Unsurprisingly then, Jason says his biggest professional challenge for the next 12 months will be bringing together and executing the reforms that he initiated upon rejoining the bank.

Jason holds a Bachelor of Arts, an MBA and is a qualified Company Director. He has completed short programs at MIT in the US.

A male dominated profession

CIOs are typically men in their 40s to mid-50s. While Jason conforms to this mould, he thinks that more needs to be done to create opportunities for people to progress – both men and women. “You need your best people to progress,” he says. “There’s an imbalance (of genders in IT) and we’re still wearing that male dominated label because of where we’ve come from as an industry. We need to give everyone, regardless of gender, the opportunity to excel. If you’ve got people with business acumen, capability and potential, you get your best team on the paddock.”

The work-life balance challenge

Like many CIOs, Jason finds work-life balance a challenge to achieve.

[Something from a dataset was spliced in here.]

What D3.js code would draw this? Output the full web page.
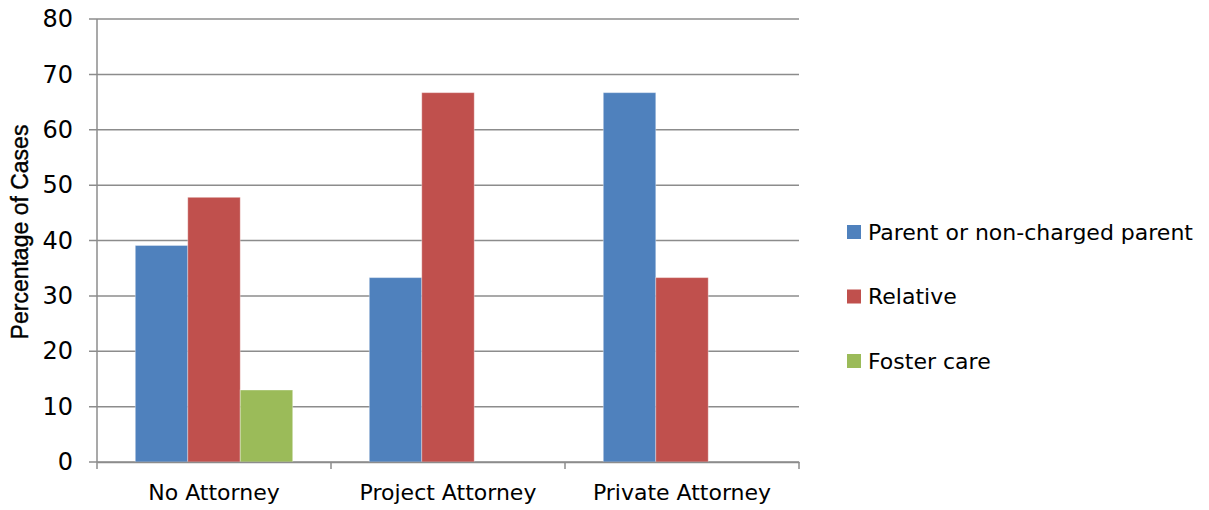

He says, “It’s hard to get the balance right because in a digital environment you are always in operation 24-7. You need your organisational paradigm right, and there are lots of things you need to do to get balance. It’s about fixing structure, introducing capability around continuous delivery, working out how you improve your testing and coding, knowing how you define source and then how you consume services from your technology partners. Once you get all that right, you can think about work-life balance!”

Enjoy your career

In his final piece of advice, Jason says aspiring CIOs should have a good time in the role. “Make sure you enjoy yourself. You’ll be successful, engaged and accessible. And in the process you’ll earn street and management credibility by understanding why you are doing what you are doing,” he concludes.